Wilbury Theatre Group
- Type: Theatre group
- Location: 475 Valley Street, Providence, Rhode Island;
- Artistic director: Josh Short
- Website: www.thewilburygroup.org

= Wilbury Theatre Group =

The Wilbury Theatre Group is a nonprofit theatre located in the Olneyville neighborhood of Providence, Rhode Island. It is known for its experimental theater and its annual fringe festival, FringePVD.

Wilbury Theatre Group was founded in 2010. The name is a reference to the Traveling Wilburys.
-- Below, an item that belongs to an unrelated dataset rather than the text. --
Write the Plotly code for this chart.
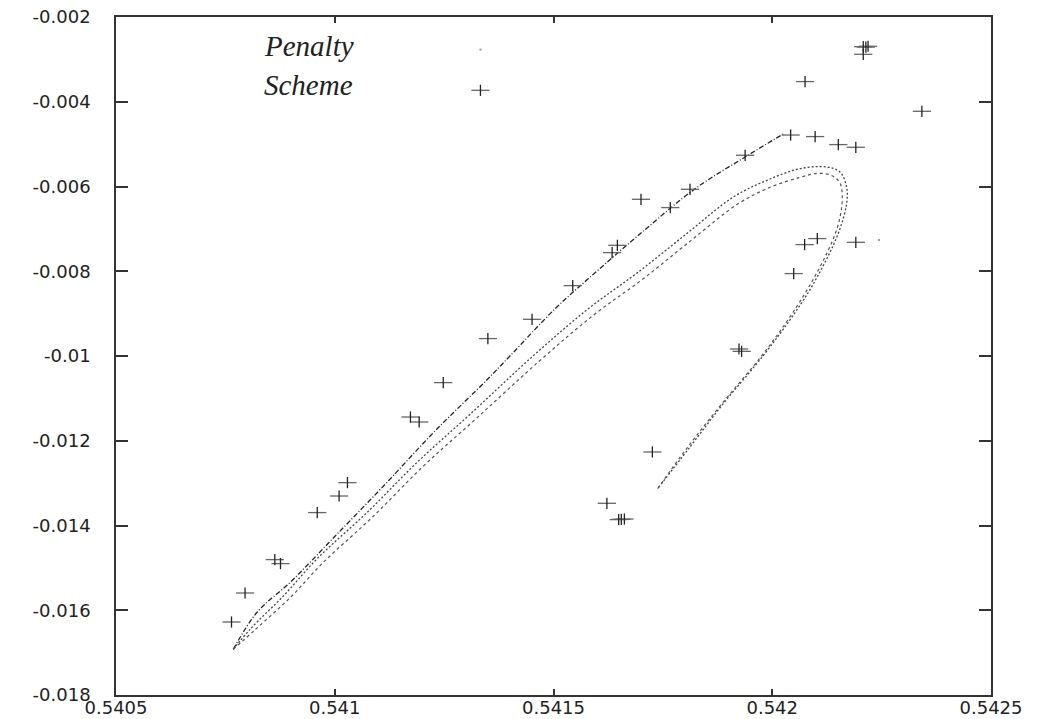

After years performing in warehouses and unconventional performance spaces throughout Providence, the group became the theatre company in residence at the Southside Cultural Center in 2013. The group moved from the Southside Cultural Center to its own space in Olneyville in 2017. They moved again in 2021 to the WaterFire Arts Center in Providence's Valley Arts District. The group's artistic director, Josh Short, has been with the Wilbury Theatre since it began.

Since its founding, the Wilbury Theatre Group has produced over 100 shows. Productions have included Fun Home, Spring Awakening, and Rosencrantz and Guildenstern are Dead, and works by prominent Rhode Island artists like Darcie Dennigan, Christopher Johnson, Vanessa Gilbert, and Vatic Kuumba, and Rebecca Noon.

The theater also supports the creation of new works through its Studio W program, offers acting classes, actor and playwright residencies, and community outreach.

The Wilbury Theatre Group started Rhode Island's fringe festival, FringePVD, in 2014. It is the largest fringe theater festival in New England.